In the same way, with Henry James, I had previously (many years ago) read The Portrait of a Lady and found it good -- although more artificial and not as real-world-compelling as Buddenbrooks. Apart from country of origin, the greatest difference between James' life and that of Mann is that Henry James did not live in similarly momentous times. Accordingly, I found Tóibín's life of James simply less interesting than his view of Mann. James was a product of the late-19th-century belle époque; Mann had a much less benign lifetime that spanned two world wars and the Nazis.

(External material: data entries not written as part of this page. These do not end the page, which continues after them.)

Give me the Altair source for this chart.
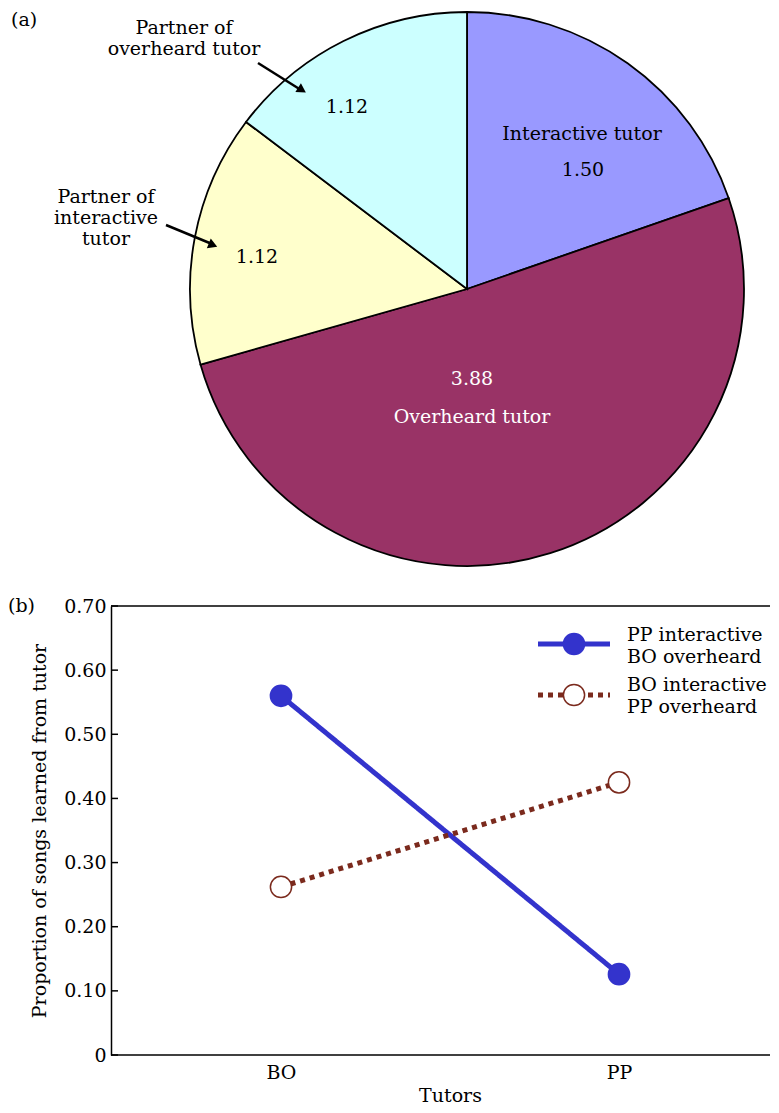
import altair as alt
import pandas as pd

FONT = "DejaVu Serif"

# ---------------- data ----------------
slices = ["Interactive tutor", "Overheard tutor",
          "Partner of interactive tutor", "Partner of overheard tutor"]
slice_values = [1.50, 3.88, 1.12, 1.12]
slice_colors = ["#9999ff", "#993366", "#ffffcc", "#ccffff"]

tutors = ["BO", "PP"]
series_names = ["PP interactive / BO overheard", "BO interactive / PP overheard"]
pp_interactive_vals = [0.56, 0.126]
bo_interactive_vals = [0.262, 0.425]
series_colors = ["#3333cc", "#7b2a1d"]
series_fills = ["#3333cc", "#ffffff"]

y_ticks = [0, 0.1, 0.2, 0.3, 0.4, 0.5, 0.6, 0.7]

pie_df = pd.DataFrame({"slice": slices, "value": slice_values,
                       "idx": list(range(len(slices)))})

rows = []
for name, vals in zip(series_names, [pp_interactive_vals, bo_interactive_vals]):
    for t, v in zip(tutors, vals):
        rows.append({"series": name, "tutor": t, "value": v})
line_df = pd.DataFrame(rows)

# ---------------- helpers ----------------
def txt(s, x, y, size=19, color="black", align="center", baseline="middle"):
    return alt.Chart(alt.Data(values=[{}])).mark_text(
        text=s, fontSize=size, font=FONT, color=color, align=align, baseline=baseline
    ).encode(x=alt.value(x), y=alt.value(y))

def seg(x1, y1, x2, y2, color="black", width=2.5, dash=None):
    kw = dict(color=color, strokeWidth=width)
    if dash:
        kw["strokeDash"] = dash
    return alt.Chart(alt.Data(values=[{}])).mark_rule(**kw).encode(
        x=alt.value(x1), y=alt.value(y1), x2=alt.value(x2), y2=alt.value(y2))

def head(x, y, angle, size=110):
    return alt.Chart(alt.Data(values=[{}])).mark_point(
        shape="triangle-right", filled=True, color="black", opacity=1,
        size=size, angle=angle
    ).encode(x=alt.value(x), y=alt.value(y))

def dot(x, y, fill, stroke, size=450):
    return alt.Chart(alt.Data(values=[{}])).mark_point(
        shape="circle", filled=True, fill=fill, stroke=stroke, strokeWidth=1.5,
        opacity=1, size=size
    ).encode(x=alt.value(x), y=alt.value(y))

# ---------------- pie (a) ----------------
PW, PH = 651, 587
CX, CY, R = 356, 279, 277

arcs = alt.Chart(pie_df).mark_arc(stroke="black", strokeWidth=1.8, radius=R).encode(
    theta=alt.Theta("value:Q", stack=True),
    fill=alt.Fill("slice:N", scale=alt.Scale(domain=slices, range=slice_colors), legend=None),
    order=alt.Order("idx:Q"),
    x=alt.value(CX), y=alt.value(CY),
)

pie = alt.layer(
    arcs,
    txt("Interactive tutor", 471, 124),
    txt(f"{slice_values[0]:.2f}", 472, 160),
    txt(f"{slice_values[1]:.2f}", 361, 369, color="#ffffff"),
    txt("Overheard tutor", 361, 407, color="#ffffff"),
    txt(f"{slice_values[2]:.2f}", 146, 247),
    txt(f"{slice_values[3]:.2f}", 236, 97),
    txt("Partner of", 73, 18),
    txt("overheard tutor", 73, 39),
    txt("Partner of", -5, 187),
    txt("interactive", -5, 208),
    txt("tutor", -5, 229),
    txt("(a)", -100, 10, align="left"),
    seg(147, 53, 190, 80),
    head(191, 80, 32),
    seg(55, 215, 101, 234),
    head(102, 235, 22),
).properties(width=PW, height=PH)

# ---------------- line chart (b) ----------------
LW, LH = 659, 449

xscale = alt.Scale(type="point", domain=tutors, range=[170, 508], padding=0)
yscale = alt.Scale(domain=[0, 0.7], nice=False, zero=True)

xaxis = alt.Axis(domain=False, ticks=False, grid=False, labelFont=FONT, labelFontSize=19,
                 labelColor="black", labelPadding=8, labelAngle=0,
                 title="Tutors", titleFont=FONT, titleFontSize=19, titleFontWeight="normal",
                 titleColor="black", titlePadding=4)
yaxis = alt.Axis(values=y_ticks, grid=False, ticks=False, tickSize=0,
                 labelExpr="datum.value == 0 ? '0' : format(datum.value, '.2f')",
                 labelFont=FONT, labelFontSize=19, labelColor="black", labelPadding=5,
                 domain=True, domainColor="black", domainWidth=1.5,
                 title="Proportion of songs learned from tutor", titleFont=FONT,
                 titleFontSize=19, titleFontWeight="normal", titleColor="black",
                 titlePadding=14)

series_stroke = alt.Scale(domain=series_names, range=series_colors)

base = alt.Chart(line_df).encode(
    x=alt.X("tutor:N", scale=xscale, axis=xaxis, sort=tutors),
    y=alt.Y("value:Q", scale=yscale, axis=yaxis),
)

lines = base.mark_line(strokeWidth=5).encode(
    stroke=alt.Stroke("series:N", scale=series_stroke, legend=None),
    strokeDash=alt.StrokeDash("series:N", scale=alt.Scale(domain=series_names, range=[[1, 0], [5, 5]]), legend=None),
    detail="series:N",
)
points = base.mark_point(shape="circle", filled=True, size=450, opacity=1, strokeWidth=1.5).encode(
    fill=alt.Fill("series:N", scale=alt.Scale(domain=series_names, range=series_fills), legend=None),
    stroke=alt.Stroke("series:N", scale=series_stroke, legend=None),
)

ticks = alt.Chart(pd.DataFrame({"value": y_ticks})).mark_rule(color="black", strokeWidth=1.5).encode(
    y=alt.Y("value:Q", scale=yscale, axis=yaxis), x=alt.value(0), x2=alt.value(7))

frame_top = seg(0, 0, LW, 0, width=1.5)
frame_bot = seg(0, LH, LW, LH, width=1.5)

line_chart = alt.layer(
    lines, points, ticks, frame_top, frame_bot,
    seg(427, 38, 499, 38, color=series_colors[0], width=5),
    dot(463, 38, series_fills[0], series_colors[0]),
    txt("PP interactive", 516, 29, align="left"),
    txt("BO overheard", 516, 51, align="left"),
    seg(427, 89, 499, 89, color=series_colors[1], width=5, dash=[5, 5]),
    dot(463, 89, series_fills[1], series_colors[1]),
    txt("BO interactive", 516, 79, align="left"),
    txt("PP overheard", 516, 101, align="left"),
    txt("(b)", -103, 0, align="left"),
).properties(width=LW, height=LH)

chart = alt.vconcat(pie, line_chart, spacing=0).resolve_scale(
    fill="independent", stroke="independent"
).properties(padding=0).configure_view(stroke=None)

chart.save("out.html", embed_options={"renderer": "svg", "actions": False})
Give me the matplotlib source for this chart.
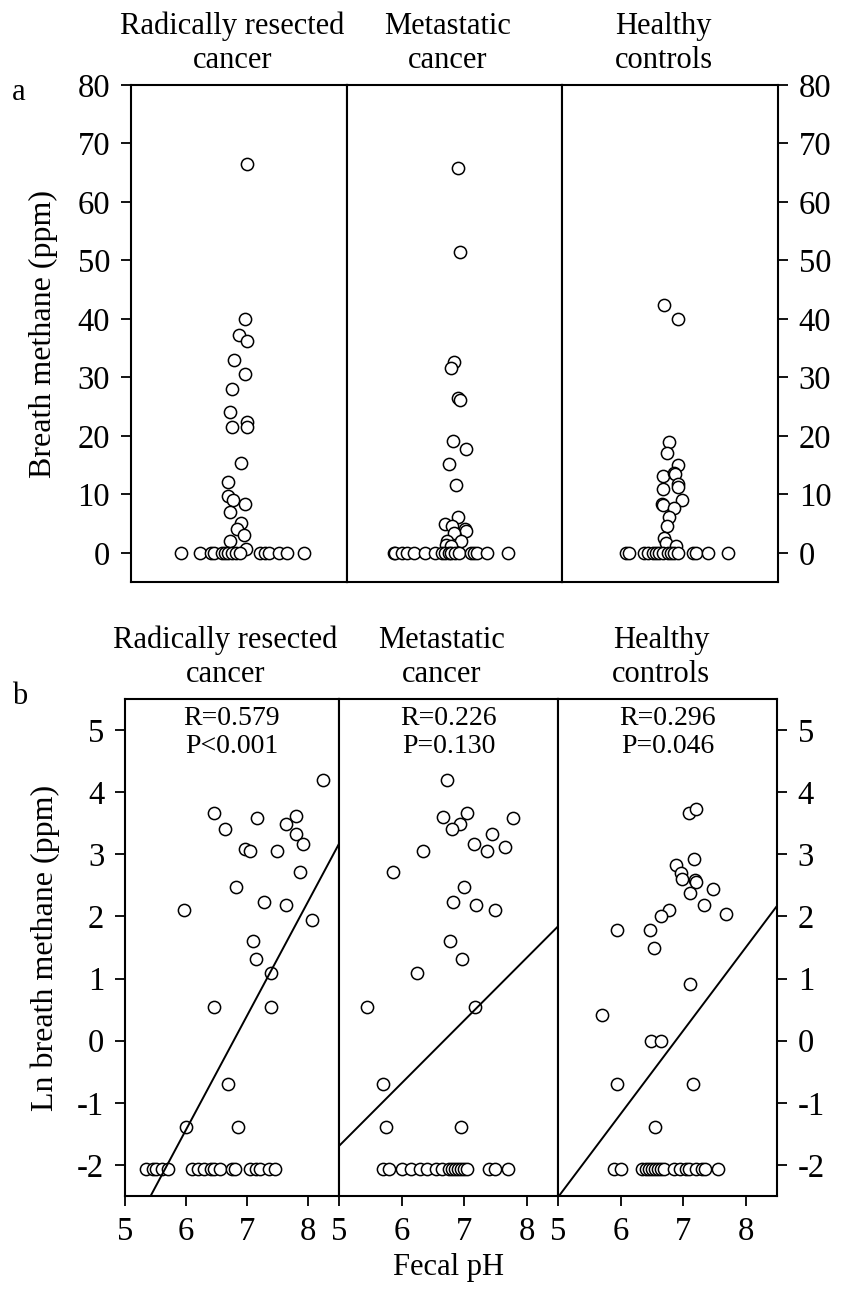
import numpy as np
import matplotlib
matplotlib.use("Agg")
import matplotlib.pyplot as plt

plt.rcParams['font.family'] = ['Liberation Serif', 'DejaVu Serif']
plt.rcParams['font.size'] = 22
plt.rcParams['axes.unicode_minus'] = False

groups = ["Radically resected\ncancer", "Metastatic\ncancer", "Healthy\ncontrols"]

###....... panel a: breath methane (ppm), x = position inside the column (0..1)
a1_x = [0.539, 0.529, 0.501, 0.539, 0.479, 0.529, 0.467, 0.459, 0.539, 0.539, 0.467,
        0.507, 0.448, 0.448, 0.470, 0.529, 0.459, 0.509, 0.490, 0.521, 0.459, 0.532,
        0.230, 0.320, 0.371, 0.386, 0.420, 0.436, 0.451, 0.467, 0.487, 0.505,
        0.598, 0.621, 0.637, 0.686, 0.722, 0.802]
a1_y = [66.5, 39.9, 37.3, 36.3, 33.0, 30.5, 28.0, 24.1, 22.4, 21.5, 21.5,
        15.4, 12.1, 9.7, 9.1, 8.4, 7.0, 5.1, 4.0, 3.1, 2.0, 0.6,
        0, 0, 0, 0, 0, 0, 0, 0, 0, 0,
        0, 0, 0, 0, 0, 0]

a2_x = [0.516, 0.524, 0.496, 0.485, 0.515, 0.524, 0.493, 0.555, 0.474, 0.507,
        0.516, 0.455, 0.490, 0.550, 0.555, 0.497, 0.467, 0.528, 0.460, 0.485,
        0.217, 0.225, 0.256, 0.279, 0.310, 0.364, 0.411, 0.442, 0.457, 0.473,
        0.485, 0.504, 0.519, 0.578, 0.589, 0.605, 0.651, 0.747]
a2_y = [65.8, 51.4, 32.6, 31.6, 26.5, 26.1, 19.1, 17.7, 15.1, 11.6,
        6.2, 5.0, 4.6, 4.1, 3.7, 3.3, 2.0, 2.0, 1.4, 1.1,
        0, 0, 0, 0, 0, 0, 0, 0, 0, 0,
        0, 0, 0, 0, 0, 0, 0, 0]

a3_x = [0.474, 0.536, 0.497, 0.484, 0.536, 0.466, 0.517, 0.525, 0.536, 0.539,
        0.466, 0.556, 0.463, 0.466, 0.517, 0.497, 0.484, 0.474, 0.481, 0.530,
        0.295, 0.311, 0.380, 0.396, 0.419, 0.435, 0.450, 0.466, 0.489, 0.505,
        0.520, 0.536, 0.606, 0.621, 0.675, 0.769]
a3_y = [42.3, 39.9, 18.9, 17.1, 15.0, 13.1, 13.7, 13.4, 11.8, 11.3,
        10.9, 9.0, 8.4, 8.1, 7.7, 6.2, 4.6, 2.6, 1.7, 1.1,
        0, 0, 0, 0, 0, 0, 0, 0, 0, 0,
        0, 0, 0, 0, 0, 0]

###....... panel b: ln breath methane vs fecal pH
b1_ph = [8.235, 6.45, 6.63, 7.16, 7.80, 7.64, 7.80, 7.91, 6.97, 7.04, 7.48, 7.86,
         6.81, 5.96, 7.27, 7.63, 8.06, 7.10, 7.15, 7.38, 6.46, 7.38, 6.68, 6.00, 6.85,
         5.35, 5.45, 5.50, 5.60, 5.70, 6.10, 6.20, 6.30, 6.40, 6.45, 6.55, 6.75,
         6.80, 7.05, 7.15, 7.20, 7.35, 7.45]
b1_ln = [4.19, 3.67, 3.41, 3.58, 3.61, 3.49, 3.32, 3.16, 3.09, 3.06, 3.06, 2.71,
         2.47, 2.10, 2.24, 2.18, 1.94, 1.60, 1.32, 1.09, 0.54, 0.54, -0.69, -1.39, -1.39,
         -2.07, -2.07, -2.07, -2.07, -2.07, -2.07, -2.07, -2.07, -2.07, -2.07, -2.07, -2.07,
         -2.07, -2.07, -2.07, -2.07, -2.07, -2.07]

b2_ph = [6.73, 6.66, 7.05, 6.94, 6.81, 7.78, 7.44, 7.16, 7.37, 7.65, 6.35, 5.87,
         7.00, 6.82, 7.19, 7.50, 6.78, 6.96, 6.24, 5.44, 7.18, 5.71, 5.75, 6.95,
         5.70, 5.80, 6.00, 6.15, 6.30, 6.40, 6.55, 6.65, 6.75, 6.80, 6.85, 6.90,
         6.95, 7.00, 7.05, 7.40, 7.50, 7.70]
b2_ln = [4.19, 3.60, 3.67, 3.49, 3.41, 3.59, 3.32, 3.16, 3.06, 3.11, 3.06, 2.71,
         2.47, 2.24, 2.18, 2.10, 1.60, 1.32, 1.09, 0.54, 0.54, -0.69, -1.39, -1.39,
         -2.07, -2.07, -2.07, -2.07, -2.07, -2.07, -2.07, -2.07, -2.07, -2.07, -2.07, -2.07,
         -2.07, -2.07, -2.07, -2.07, -2.07, -2.07]

b3_ph = [7.10, 7.21, 7.18, 6.89, 6.96, 6.98, 7.19, 7.21, 7.11, 7.48, 7.34, 7.69,
         6.78, 6.64, 5.94, 6.47, 6.54, 7.11, 5.71, 6.48, 6.65, 5.94, 7.16, 6.55,
         5.90, 6.00, 6.35, 6.40, 6.45, 6.50, 6.55, 6.60, 6.65, 6.70, 6.85, 6.95,
         7.05, 7.10, 7.20, 7.30, 7.35, 7.55]
b3_ln = [3.67, 3.73, 2.92, 2.83, 2.70, 2.60, 2.58, 2.55, 2.37, 2.44, 2.19, 2.04,
         2.10, 2.00, 1.78, 1.78, 1.49, 0.91, 0.41, -0.01, -0.01, -0.70, -0.70, -1.39,
         -2.07, -2.07, -2.07, -2.07, -2.07, -2.07, -2.07, -2.07, -2.07, -2.07, -2.07, -2.07,
         -2.07, -2.07, -2.07, -2.07, -2.07, -2.07]

# regression lines (slope, intercept) and stats
fit_slope = [1.84, 1.01, 1.34]
fit_icpt = [-12.47, -6.745, -9.22]
stats_txt = ["R=0.579\nP<0.001", "R=0.226\nP=0.130", "R=0.296\nP=0.046"]

W, H = 861, 1294
fig = plt.figure(figsize=(W/100, H/100), dpi=100)

def ax_px(l, t, r, b):
    return fig.add_axes([l/W, 1-b/H, (r-l)/W, (b-t)/H])

mk = dict(marker='o', ls='none', mfc='white', mec='black', ms=8.8, mew=1.1)
tfs = 23.5  # tick label size

###........ panel a
a_x = [a1_x, a2_x, a3_x]
a_y = [a1_y, a2_y, a3_y]
a_edges = [131, 347, 562, 778]
for i in range(3):
    ax = ax_px(a_edges[i], 85, a_edges[i+1], 582)
    ax.plot(a_x[i], a_y[i], **mk)
    ax.set_xlim(0, 1)
    ax.set_ylim(-5, 80)
    ax.set_xticks([])
    ax.set_yticks(np.arange(0, 81, 10))
    ax.tick_params(axis='y', direction='out', length=7, width=1.3, pad=8, labelsize=tfs,
                   left=(i == 0), labelleft=(i == 0),
                   right=(i == 2), labelright=(i == 2))
    for s in ax.spines.values():
        s.set_linewidth(1.5)
    ax.text(0.47, 1.02, groups[i], transform=ax.transAxes, ha='center', va='bottom',
            linespacing=1.25, fontsize=22)
    if i == 0:
        ax.set_ylabel("Breath methane (ppm)", labelpad=14, fontsize=23)

###........ panel b
b_x = [b1_ph, b2_ph, b3_ph]
b_y = [b1_ln, b2_ln, b3_ln]
b_edges = [125, 339, 558, 777]
xx = np.array([5, 8.5])
for i in range(3):
    ax = ax_px(b_edges[i], 699, b_edges[i+1], 1196)
    ax.plot(b_x[i], b_y[i], **mk)
    ax.plot(xx, fit_slope[i]*xx + fit_icpt[i], color='black', lw=1.4)
    ax.set_xlim(5, 8.5)
    ax.set_ylim(-2.5, 5.5)
    ax.set_xticks([5, 6, 7, 8])
    ax.set_yticks(np.arange(-2, 6, 1))
    ax.tick_params(axis='both', direction='out', length=7, width=1.3, pad=8, labelsize=tfs)
    ax.tick_params(axis='y', left=(i == 0), labelleft=(i == 0),
                   right=(i == 2), labelright=(i == 2))
    for s in ax.spines.values():
        s.set_linewidth(1.5)
    ax.text(0.47, 1.02, groups[i], transform=ax.transAxes, ha='center', va='bottom',
            linespacing=1.25, fontsize=22)
    ax.text(0.5, 0.985, stats_txt[i], transform=ax.transAxes, ha='center', va='top',
            linespacing=1.15, fontsize=20)
    if i == 0:
        ax.set_ylabel("Ln breath methane (ppm)", labelpad=12, fontsize=23)
    if i == 1:
        ax.set_xlabel("Fecal pH", labelpad=4, fontsize=22)

fig.text(12/W, 1-92/H, "a", fontsize=22, va='center')
fig.text(12/W, 1-697/H, "b", fontsize=22, va='center')

fig.savefig("out.png", dpi=100)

Consequently, Tóibín's portrayal of James is of something of a self-absorbed narcissist, untroubled by malign world events. James circulates in gilded society. He does not form deep relationships. He never married. Like Mann, James leans toward same-sex attraction without, it seems, ever consummating any such relationship. James observes; he tends not to get involved. He sees the lives of others -- Hammond, Mona, his own sister Alice, the Wolseleys, and (most significantly) Minny Temple -- notes their life crises and then builds fictional stories based on those crises. The character of Isabel Archer, the hero(ine) of 'The Portrait...' is at least partly based on Minny Temple. James obsesses over the setup and furnishing of his new home in Rye, Suffolk. Damask and porcelain are only matters of obsession when there aren't greater things to worry about.
James' writing, like that of Mann, is wonderful -- although it did become more abstruse and impenetrable in his later life. But his writing, and his life, are of the Gilded Age -- concerned with society, society figures, conventions of marriage and independence, a measure of feminism and the challenges of life for Americans in Europe. Unlike Mann, James doesn't have to deal with Big History and all its unkindness. James' writing and storytelling, for me, therefore also come across as a bit frivolous and obsessed with triviality.
The Master comes in 11 chapters, each of which seems to be a more-or-less independent sub-story within the life of Henry James -- the 1895 failure of his stage-play Guy Domville, Oscar Wilde and his set, Americans in England, Minny Temple, set-up of his home in Rye and onward to the turn of the 19th-20th century.
To be honest, while Tóibín writes well, I just didn't find the life of Henry James all that interesting -- on the contrary somewhat self-absorbed, narcissistic and over-concerned with the inconsequential. There you go.